## RECORDED DATA
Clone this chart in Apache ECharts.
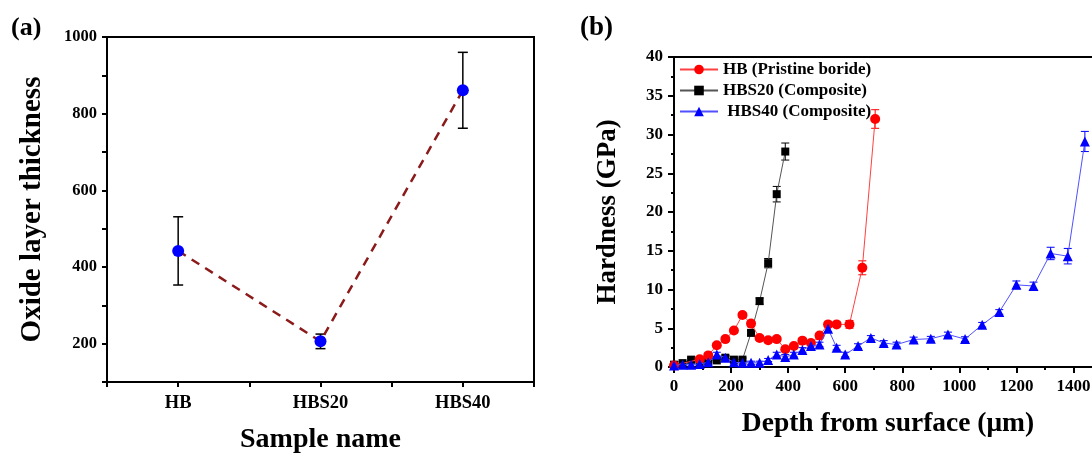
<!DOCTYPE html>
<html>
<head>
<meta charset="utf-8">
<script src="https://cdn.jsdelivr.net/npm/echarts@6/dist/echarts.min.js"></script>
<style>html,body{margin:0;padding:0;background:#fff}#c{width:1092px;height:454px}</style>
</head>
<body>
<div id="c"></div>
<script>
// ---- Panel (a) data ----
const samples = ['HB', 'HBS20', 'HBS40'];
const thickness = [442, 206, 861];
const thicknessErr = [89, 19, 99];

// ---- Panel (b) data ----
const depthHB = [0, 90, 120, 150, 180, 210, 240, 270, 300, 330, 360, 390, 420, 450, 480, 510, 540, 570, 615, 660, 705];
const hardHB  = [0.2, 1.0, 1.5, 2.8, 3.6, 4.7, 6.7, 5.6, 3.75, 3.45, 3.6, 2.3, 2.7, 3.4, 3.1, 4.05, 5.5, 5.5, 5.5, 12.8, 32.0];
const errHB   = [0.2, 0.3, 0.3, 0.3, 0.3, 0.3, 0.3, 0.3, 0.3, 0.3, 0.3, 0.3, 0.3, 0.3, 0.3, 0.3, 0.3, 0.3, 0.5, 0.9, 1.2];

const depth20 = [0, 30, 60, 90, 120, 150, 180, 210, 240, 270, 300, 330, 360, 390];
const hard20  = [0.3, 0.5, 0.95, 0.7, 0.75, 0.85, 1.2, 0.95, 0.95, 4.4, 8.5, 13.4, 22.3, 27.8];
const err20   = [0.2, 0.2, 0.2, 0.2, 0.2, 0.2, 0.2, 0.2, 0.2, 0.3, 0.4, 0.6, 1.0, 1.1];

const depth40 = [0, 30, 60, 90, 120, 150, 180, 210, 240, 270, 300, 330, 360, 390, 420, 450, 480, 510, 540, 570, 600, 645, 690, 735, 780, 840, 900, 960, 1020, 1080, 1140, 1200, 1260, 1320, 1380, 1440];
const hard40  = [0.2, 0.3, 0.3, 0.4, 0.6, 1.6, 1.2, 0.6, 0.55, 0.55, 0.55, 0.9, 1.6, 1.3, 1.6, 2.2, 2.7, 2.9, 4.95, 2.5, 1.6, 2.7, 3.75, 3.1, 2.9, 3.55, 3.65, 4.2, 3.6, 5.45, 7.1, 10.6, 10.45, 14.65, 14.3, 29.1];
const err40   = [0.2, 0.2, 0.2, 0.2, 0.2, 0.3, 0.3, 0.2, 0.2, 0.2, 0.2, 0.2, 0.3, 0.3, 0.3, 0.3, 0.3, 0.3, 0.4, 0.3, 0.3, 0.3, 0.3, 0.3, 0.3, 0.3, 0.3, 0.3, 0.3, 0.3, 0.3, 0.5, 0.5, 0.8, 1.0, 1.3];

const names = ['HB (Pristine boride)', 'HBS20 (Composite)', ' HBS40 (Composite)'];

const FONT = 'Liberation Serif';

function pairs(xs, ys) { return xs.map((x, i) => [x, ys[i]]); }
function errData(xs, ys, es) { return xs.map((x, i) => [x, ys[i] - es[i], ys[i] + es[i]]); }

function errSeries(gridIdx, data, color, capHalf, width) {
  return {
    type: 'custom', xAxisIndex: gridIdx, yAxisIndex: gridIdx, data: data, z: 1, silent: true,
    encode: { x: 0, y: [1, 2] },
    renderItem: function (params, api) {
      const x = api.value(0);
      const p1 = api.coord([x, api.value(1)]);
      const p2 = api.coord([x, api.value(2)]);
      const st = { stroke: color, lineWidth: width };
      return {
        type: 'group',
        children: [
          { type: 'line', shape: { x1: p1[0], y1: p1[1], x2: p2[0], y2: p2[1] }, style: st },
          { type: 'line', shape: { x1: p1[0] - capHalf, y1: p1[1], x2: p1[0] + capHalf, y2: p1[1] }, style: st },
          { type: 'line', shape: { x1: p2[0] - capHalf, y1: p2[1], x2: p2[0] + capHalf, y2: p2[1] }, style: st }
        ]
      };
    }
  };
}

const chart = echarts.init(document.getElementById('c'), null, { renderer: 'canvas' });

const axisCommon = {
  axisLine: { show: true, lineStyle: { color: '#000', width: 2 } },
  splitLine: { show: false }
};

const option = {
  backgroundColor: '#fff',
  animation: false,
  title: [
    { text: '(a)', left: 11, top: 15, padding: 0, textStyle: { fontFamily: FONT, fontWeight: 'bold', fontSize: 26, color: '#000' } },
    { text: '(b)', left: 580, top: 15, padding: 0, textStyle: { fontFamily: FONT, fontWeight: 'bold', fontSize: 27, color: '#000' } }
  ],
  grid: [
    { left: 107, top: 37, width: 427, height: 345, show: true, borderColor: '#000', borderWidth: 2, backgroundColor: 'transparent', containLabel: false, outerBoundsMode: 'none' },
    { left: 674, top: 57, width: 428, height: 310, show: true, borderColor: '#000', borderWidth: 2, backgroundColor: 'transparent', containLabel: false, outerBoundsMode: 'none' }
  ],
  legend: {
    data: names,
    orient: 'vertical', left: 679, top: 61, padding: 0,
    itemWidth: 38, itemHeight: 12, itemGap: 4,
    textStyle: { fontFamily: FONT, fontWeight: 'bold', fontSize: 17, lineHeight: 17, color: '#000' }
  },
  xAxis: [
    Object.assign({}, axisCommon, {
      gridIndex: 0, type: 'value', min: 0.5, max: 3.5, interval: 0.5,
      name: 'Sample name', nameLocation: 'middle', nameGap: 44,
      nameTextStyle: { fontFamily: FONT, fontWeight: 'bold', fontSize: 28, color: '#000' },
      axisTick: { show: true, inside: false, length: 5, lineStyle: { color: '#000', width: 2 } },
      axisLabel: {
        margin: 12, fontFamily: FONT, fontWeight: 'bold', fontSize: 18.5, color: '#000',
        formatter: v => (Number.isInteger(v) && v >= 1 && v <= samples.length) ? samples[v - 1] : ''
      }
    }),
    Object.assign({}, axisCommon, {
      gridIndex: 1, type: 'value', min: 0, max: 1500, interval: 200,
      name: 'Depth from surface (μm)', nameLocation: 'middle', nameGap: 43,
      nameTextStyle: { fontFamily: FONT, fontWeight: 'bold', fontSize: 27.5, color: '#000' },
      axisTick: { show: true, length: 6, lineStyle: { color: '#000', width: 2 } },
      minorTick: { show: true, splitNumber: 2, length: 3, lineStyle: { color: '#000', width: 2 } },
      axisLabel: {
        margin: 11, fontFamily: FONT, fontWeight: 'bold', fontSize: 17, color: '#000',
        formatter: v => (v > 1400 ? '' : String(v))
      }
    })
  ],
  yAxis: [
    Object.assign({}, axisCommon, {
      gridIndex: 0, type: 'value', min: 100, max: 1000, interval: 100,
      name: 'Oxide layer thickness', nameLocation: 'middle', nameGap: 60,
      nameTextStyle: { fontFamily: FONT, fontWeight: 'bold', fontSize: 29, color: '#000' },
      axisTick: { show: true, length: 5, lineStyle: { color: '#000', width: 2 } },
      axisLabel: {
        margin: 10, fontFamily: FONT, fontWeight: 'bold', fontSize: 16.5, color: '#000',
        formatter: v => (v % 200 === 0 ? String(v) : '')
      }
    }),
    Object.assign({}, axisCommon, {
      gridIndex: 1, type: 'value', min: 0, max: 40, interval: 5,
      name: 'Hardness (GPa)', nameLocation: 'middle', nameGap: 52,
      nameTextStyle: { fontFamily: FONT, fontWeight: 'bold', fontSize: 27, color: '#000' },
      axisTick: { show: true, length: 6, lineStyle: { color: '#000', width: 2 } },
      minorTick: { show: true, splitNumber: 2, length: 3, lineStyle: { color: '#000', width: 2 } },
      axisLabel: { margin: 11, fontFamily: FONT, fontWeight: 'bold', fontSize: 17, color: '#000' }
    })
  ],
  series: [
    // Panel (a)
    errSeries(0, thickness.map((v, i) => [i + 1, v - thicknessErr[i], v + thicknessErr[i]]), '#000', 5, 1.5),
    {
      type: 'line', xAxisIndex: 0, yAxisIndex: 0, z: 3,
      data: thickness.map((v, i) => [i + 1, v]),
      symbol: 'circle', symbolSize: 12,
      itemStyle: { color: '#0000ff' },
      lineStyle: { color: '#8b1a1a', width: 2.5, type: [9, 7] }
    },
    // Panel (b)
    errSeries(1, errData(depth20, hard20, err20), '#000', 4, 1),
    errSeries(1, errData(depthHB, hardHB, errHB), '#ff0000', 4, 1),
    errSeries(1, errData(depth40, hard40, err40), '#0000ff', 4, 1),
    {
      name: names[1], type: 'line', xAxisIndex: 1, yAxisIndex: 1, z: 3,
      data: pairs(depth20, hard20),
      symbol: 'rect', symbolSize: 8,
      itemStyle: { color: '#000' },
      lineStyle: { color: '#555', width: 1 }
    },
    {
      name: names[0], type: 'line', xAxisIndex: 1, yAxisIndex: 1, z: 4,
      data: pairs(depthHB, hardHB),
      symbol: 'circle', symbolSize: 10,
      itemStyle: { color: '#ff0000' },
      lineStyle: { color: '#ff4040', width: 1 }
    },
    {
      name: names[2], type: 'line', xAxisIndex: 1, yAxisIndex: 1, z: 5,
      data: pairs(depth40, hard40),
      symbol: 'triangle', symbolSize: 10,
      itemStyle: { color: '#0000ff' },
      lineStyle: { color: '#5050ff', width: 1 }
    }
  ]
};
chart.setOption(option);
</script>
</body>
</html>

## EXERCISE DIRECTIONS
Restate the material word for word from its first line through the line containing "0.5, 0.9, 1.2];", both included; the pictures do not belong in it.

## WRITTEN ANSWER
Clone this chart in Apache ECharts.
<!DOCTYPE html>
<html>
<head>
<meta charset="utf-8">
<script src="https://cdn.jsdelivr.net/npm/echarts@6/dist/echarts.min.js"></script>
<style>html,body{margin:0;padding:0;background:#fff}#c{width:1092px;height:454px}</style>
</head>
<body>
<div id="c"></div>
<script>
// ---- Panel (a) data ----
const samples = ['HB', 'HBS20', 'HBS40'];
const thickness = [442, 206, 861];
const thicknessErr = [89, 19, 99];

// ---- Panel (b) data ----
const depthHB = [0, 90, 120, 150, 180, 210, 240, 270, 300, 330, 360, 390, 420, 450, 480, 510, 540, 570, 615, 660, 705];
const hardHB  = [0.2, 1.0, 1.5, 2.8, 3.6, 4.7, 6.7, 5.6, 3.75, 3.45, 3.6, 2.3, 2.7, 3.4, 3.1, 4.05, 5.5, 5.5, 5.5, 12.8, 32.0];
const errHB   = [0.2, 0.3, 0.3, 0.3, 0.3, 0.3, 0.3, 0.3, 0.3, 0.3, 0.3, 0.3, 0.3, 0.3, 0.3, 0.3, 0.3, 0.3, 0.5, 0.9, 1.2];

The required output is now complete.